The graph of the equation y =ax^2 + bx + c, where a, b, and c are constants, is a parabola with axis of symmetry x = -3. Find b/a.

I've answered the first one elsewhere today........

Geometrically speaking, a parabola is defined as the set of points that are the same distance from a given point and a given line. The point is called the focus of the parabola and the line is called the directrix of the parabola. Suppose P is a parabola with focus (4,3) and directrix y=1 . The point (8,6) is on P because (8,6)  is 5 units away from both the focus and the directrix. If we write the equation whose graph is P in the form y=ax^2 + bx + c, then what is a*b*c ?

The vertex  will be found at (4,2)   and we can write that :

(y - 2) = (a)(x - 4)^2       and since (8,6)   is on the curve, we can solve for a

(6 -2)  = (a) (8 - 4)^2    simplify

4 = (a)(4)^2

4 = (a)16   →    a = 4/16  = 1/4

Since the x coordinate of the vertex is given by -b/ (2a)  we have that   -b/[2 (1/4)]  = 4   → -b / (1/2) = 4 → -b = 2 → b = -2

And using the fact that  (4,2)  is on the graph, we can find c, thusly :

y = ax^2 + bx + c  ......so......

2 = (1/4)(4)^2 -2(4) + c

2 = 4 - 8 + c

2  = -4 + c

c = 6

Then a*b*c =  (1/4) (-2) (6)    =  (1/4)(-12)    = -3

Here's the graph of the function :  https://www.desmos.com/calculator/1hi34pnvzw

Find the area of the region enclosed by the graph of the equation x^2 + y^2 = 4x + 6y+13.

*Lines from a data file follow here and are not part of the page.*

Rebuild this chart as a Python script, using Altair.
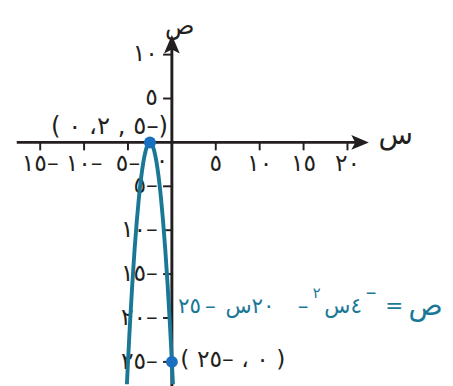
import altair as alt
import pandas as pd

LRO = "\u202d"
PDF = "\u202c"

# curve points
curve_x = [-5.2, -5.0, -4.75, -4.5, -4.25, -4.0, -3.75, -3.5, -3.25, -3.0, -2.75, -2.5,
           -2.25, -2.0, -1.75, -1.5, -1.25, -1.0, -0.75, -0.5, -0.25, 0.0, 0.2]
curve_y = [-29.16, -25.0, -20.25, -16.0, -12.25, -9.0, -6.25, -4.0, -2.25, -1.0, -0.25, 0.0,
           -0.25, -1.0, -2.25, -4.0, -6.25, -9.0, -12.25, -16.0, -20.25, -25.0, -29.16]

# marked points
pt_x = [-2.5, 0.0]
pt_y = [0.0, -25.0]
pt_labels = ["( ٠  ،٢ , ٥–)", "( ٢٥– ، ٠ )"]
pt_label_x = [-7.1, 6.94]
pt_label_y = [1.9, -24.8]
pt_label_sizes = [25, 24]

# ticks
x_ticks = [-15, -10, -5, 5, 10, 15, 20]
x_tick_labels = ["١٥–", "١٠–", "٥–", "٥", "١٠", "١٥", "٢٠"]
y_ticks = [10, 5, -5, -10, -15, -20, -25]
y_tick_labels = ["١٠", "٥", "٥–", "١٠–", "١٥–", "٢٠–", "٢٥–"]

# equation pieces (visual order, left to right)
eq_texts = ["٢٥", "–", "س٢٠", "–", "س٤", "=", "ص"]
eq_x = [2.0, 4.39, 8.9, 14.94, 19.5, 25.33, 28.9]
eq_sizes = [22, 22, 22, 22, 22, 22, 29]
eq_y = -18.67
sup_texts = ["٢", "–"]
sup_x = [16.5, 22.7]
sup_y = [-17.2, -17.1]
sup_sizes = [15, 22]

# axis titles
title_texts = ["ص", "س"]
title_x = [0.9, 25.5]
title_y = [13.25, 0.8]
title_sizes = [25, 29]

XMIN, XMAX = -18.667, 31.111
YMIN, YMAX = -27.556, 14.778

xs = alt.Scale(domain=[XMIN, XMAX], nice=False, zero=False)
ys = alt.Scale(domain=[YMIN, YMAX], nice=False, zero=False)
X = lambda f: alt.X(f, type="quantitative", scale=xs, axis=None)
Y = lambda f: alt.Y(f, type="quantitative", scale=ys, axis=None)

AXC = "#231f20"
TEAL = "#1a7896"
BLUE = "#1a6fc0"
FONT = "DejaVu Sans"
FS = 24

# axis lines
xaxis = alt.Chart(pd.DataFrame({"x": [-17.67], "x2": [21.0], "y": [0.0]})).mark_rule(
    color=AXC, strokeWidth=3).encode(x=X("x"), x2="x2", y=Y("y"))
yaxis = alt.Chart(pd.DataFrame({"x": [0.0], "y": [YMIN - 1], "y2": [11.0]})).mark_rule(
    color=AXC, strokeWidth=3).encode(x=X("x"), y=Y("y"), y2="y2")

xarrow = alt.Chart(pd.DataFrame({"x": [21.44], "y": [0.0]})).mark_point(
    shape="M1,0 L-1,-0.85 L-0.55,0 L-1,0.85 Z", size=324, filled=True, color=AXC, opacity=1
).encode(x=X("x"), y=Y("y"))
yarrow = alt.Chart(pd.DataFrame({"x": [0.0], "y": [11.17]})).mark_point(
    shape="M0,-1 L0.85,1 L0,0.55 L-0.85,1 Z", size=361, filled=True, color=AXC, opacity=1
).encode(x=X("x"), y=Y("y"))

# ticks
xt = pd.DataFrame({"x": x_ticks, "lab": [LRO + s + PDF for s in x_tick_labels]})
xt["y0"] = 0.0
xt["y1"] = -0.9
xt["ly"] = -2.5
xtick = alt.Chart(xt).mark_rule(color=AXC, strokeWidth=2).encode(x=X("x"), y=Y("y0"), y2="y1")
xlab = alt.Chart(xt).mark_text(font=FONT, fontSize=FS, color=AXC, baseline="middle", align="center").encode(
    x=X("x"), y=Y("ly"), text="lab")

yt = pd.DataFrame({"y": y_ticks, "lab": [LRO + s + PDF for s in y_tick_labels]})
yt["x0"] = -1.0
yt["x1"] = 0.0
yt["lx"] = -1.6
ytick = alt.Chart(yt).mark_rule(color=AXC, strokeWidth=2).encode(x=X("x0"), x2="x1", y=Y("y"))
ylab = alt.Chart(yt).mark_text(font=FONT, fontSize=FS, color=AXC, baseline="middle", align="right").encode(
    x=X("lx"), y=Y("y"), text="lab")

origin = alt.Chart(pd.DataFrame({"x": [-1.11], "y": [-2.1], "t": ["٠"]})).mark_text(
    font=FONT, fontSize=FS, color=AXC, baseline="middle", align="center").encode(x=X("x"), y=Y("y"), text="t")

titles = alt.Chart(pd.DataFrame({"x": title_x, "y": title_y, "t": title_texts, "fs": title_sizes})).mark_text(
    font=FONT, color=AXC, baseline="middle", align="center").encode(
    x=X("x"), y=Y("y"), text="t", size=alt.Size("fs:Q", scale=None, legend=None))

curve = alt.Chart(pd.DataFrame({"x": curve_x, "y": curve_y})).mark_line(
    color=TEAL, strokeWidth=4, interpolate="natural", clip=True).encode(x=X("x"), y=Y("y"), order="x:Q")

pts = alt.Chart(pd.DataFrame({"x": pt_x, "y": pt_y})).mark_circle(
    color=BLUE, size=150, opacity=1).encode(x=X("x"), y=Y("y"))

ptlab = alt.Chart(pd.DataFrame({"x": pt_label_x, "y": pt_label_y, "fs": pt_label_sizes,
                                "t": [LRO + s + PDF for s in pt_labels]})).mark_text(
    font=FONT, color=AXC, baseline="middle", align="center").encode(
    x=X("x"), y=Y("y"), text="t", size=alt.Size("fs:Q", scale=None, legend=None))

eq = alt.Chart(pd.DataFrame({"x": eq_x, "y": [eq_y] * len(eq_x), "fs": eq_sizes,
                             "t": [LRO + s + PDF for s in eq_texts]})).mark_text(
    font=FONT, color=TEAL, baseline="middle", align="center").encode(
    x=X("x"), y=Y("y"), text="t", size=alt.Size("fs:Q", scale=None, legend=None))
sup = alt.Chart(pd.DataFrame({"x": sup_x, "y": sup_y, "t": sup_texts,
                              "fs": sup_sizes})).mark_text(
    font=FONT, color=TEAL, baseline="middle", align="center").encode(
    x=X("x"), y=Y("y"), text="t", size=alt.Size("fs:Q", scale=None, legend=None))

chart = alt.layer(
    xaxis, yaxis, xtick, ytick, xarrow, yarrow, xlab, ylab, origin, titles,
    curve, pts, ptlab, eq, sup
).properties(width=448, height=381, padding=0, autosize=alt.AutoSizeParams(type="none")
).configure_view(stroke=None)

chart.save("out.html", embed_options={"renderer": "svg", "actions": False})
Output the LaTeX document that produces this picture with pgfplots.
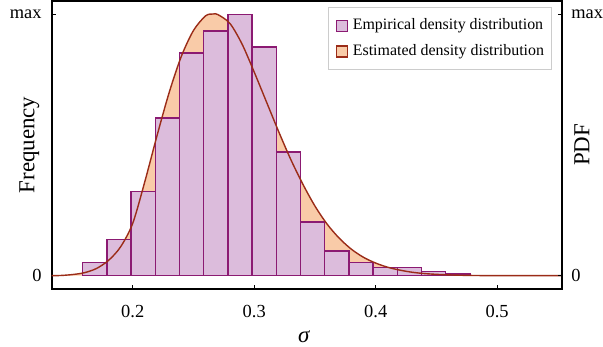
\documentclass[border=0pt]{standalone}
\usepackage{fontspec}
\setmainfont{Liberation Serif}
\usepackage{pgfplots}
\usepackage{pgfplotstable}
\pgfplotsset{compat=1.18}
\definecolor{barfill}{HTML}{DCBCDC}
\definecolor{baredge}{HTML}{8B1A72}
\definecolor{estfill}{HTML}{F9CBA8}
\definecolor{curvec}{HTML}{9B2C18}

\pgfplotstableread{
x y
0.15886 0.050
0.17878 0.139
0.19870 0.321
0.21861 0.603
0.23853 0.851
0.25845 0.935
0.27837 0.999
0.29829 0.874
0.31820 0.473
0.33812 0.206
0.35804 0.095
0.37796 0.050
0.39788 0.031
0.41779 0.031
0.43771 0.015
0.45763 0.0065
0.47755 0
}\bins

\pgfplotstableread{
x y
0.120 0
0.130 0
0.140 0.0005
0.150 0.004
0.160 0.011
0.170 0.027
0.180 0.058
0.190 0.110
0.200 0.200
0.210 0.360
0.220 0.535
0.230 0.700
0.240 0.838
0.250 0.937
0.260 0.993
0.2663 1.000
0.270 0.998
0.280 0.964
0.290 0.885
0.300 0.778
0.310 0.665
0.320 0.552
0.330 0.445
0.340 0.350
0.350 0.266
0.360 0.197
0.370 0.143
0.380 0.101
0.390 0.070
0.400 0.048
0.410 0.032
0.420 0.021
0.430 0.013
0.440 0.008
0.450 0.005
0.460 0.003
0.470 0.0015
0.480 0.0007
0.490 0.0002
0.500 0
0.570 0
}\curve

\begin{document}
\begin{tikzpicture}
\pgfplotsset{
  common/.style={
    scale only axis, width=510bp, height=288bp,
    xmin=0.1333, xmax=0.5530, ymin=-0.0508, ymax=1.0497,
    ytick={0,1}, yticklabels={0,max},
    tick align=inside, major tick length=4bp,
    tick style={black, line width=1bp},
    axis line style={black, line width=2bp},
    tick label style={font=\fontsize{18.5}{20}\selectfont},
    label style={font=\fontsize{23}{26}\selectfont},
    /pgf/number format/assume math mode=true,
  }
}
\begin{axis}[common,
  xtick={0.2,0.3,0.4,0.5}, xtick pos=bottom,
  xticklabel style={anchor=base, yshift=-29bp},
  xticklabels={0.2,0.3,0.4,0.5},
  ytick pos=left,
  yticklabel style={anchor=east, inner sep=0pt, xshift=-10bp},
  xlabel={\textit{σ}},
  xlabel style={at={(axis description cs:0.5,0)}, anchor=base, yshift=-54bp, xshift=-2.5bp},
  ylabel={Frequency},
  ylabel style={at={(axis description cs:-0.0341,0.5)}, anchor=base},
  legend style={at={(axis description cs:0.9804,0.978)}, anchor=north east,
    draw=gray!40, line width=1bp, fill=white,
    font=\fontsize{16}{18}\selectfont,
    inner xsep=7bp, inner ysep=11bp, row sep=10.8bp,
    nodes={inner sep=0pt, text height=11bp, text depth=3.5bp},
    column sep=5bp},
  legend cell align=left,
  legend image code/.code={\draw[#1, line width=1.3bp] (0bp,-5.5bp) rectangle (11bp,5.5bp);},
]
\coordinate (sw) at (rel axis cs:0,0);
\coordinate (ne) at (rel axis cs:1,1);
\addlegendimage{fill=barfill, draw=baredge}
\addlegendentry{Empirical density distribution}
\addlegendimage{fill=estfill, draw=curvec}
\addlegendentry{Estimated density distribution\hspace{8bp}}
\addplot[fill=estfill, draw=none, smooth, forget plot] table[x=x,y=y] {\curve} \closedcycle;
\addplot[ybar interval, fill=barfill, draw=baredge, line width=1.5bp, forget plot] table[x=x,y=y] {\bins};
\addplot[curvec, line width=1.4bp, smooth, forget plot] table[x=x,y=y] {\curve};
\end{axis}
\begin{axis}[common,
  axis x line=none, axis y line*=right,
  yticklabel style={anchor=west, inner sep=0pt, xshift=9.5bp},
  ylabel={PDF},
  ylabel style={at={(axis description cs:1.0545,0.5)}, anchor=base},
]
\addplot[draw=none] coordinates {(0.3,0)};
\end{axis}
\path (sw) ++(-51.7bp,-56bp);
\path (ne) ++(41.3bp,1bp);
\end{tikzpicture}
\end{document}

This will be a circle....we need to find the radius to find the area enclosed by the circle

Let's write this as    x^2 -4x + y^2 -6y - 13  = 0        complete the square on x and y 

x^2 - 4x + 4  + y^2 - 6y + 9  - 13  =  4 + 9

(x -2)^2 + (y -3)^2  - 13  = 13       add 13 to both sides

(x -2) ^2  + (y - 3)^2   = 26        26 = (radius)^2   so

The area of a circle =  pi * (radius) ^2

So....the area =  pi * 26 =   26* pi  ≈  81.68 units^2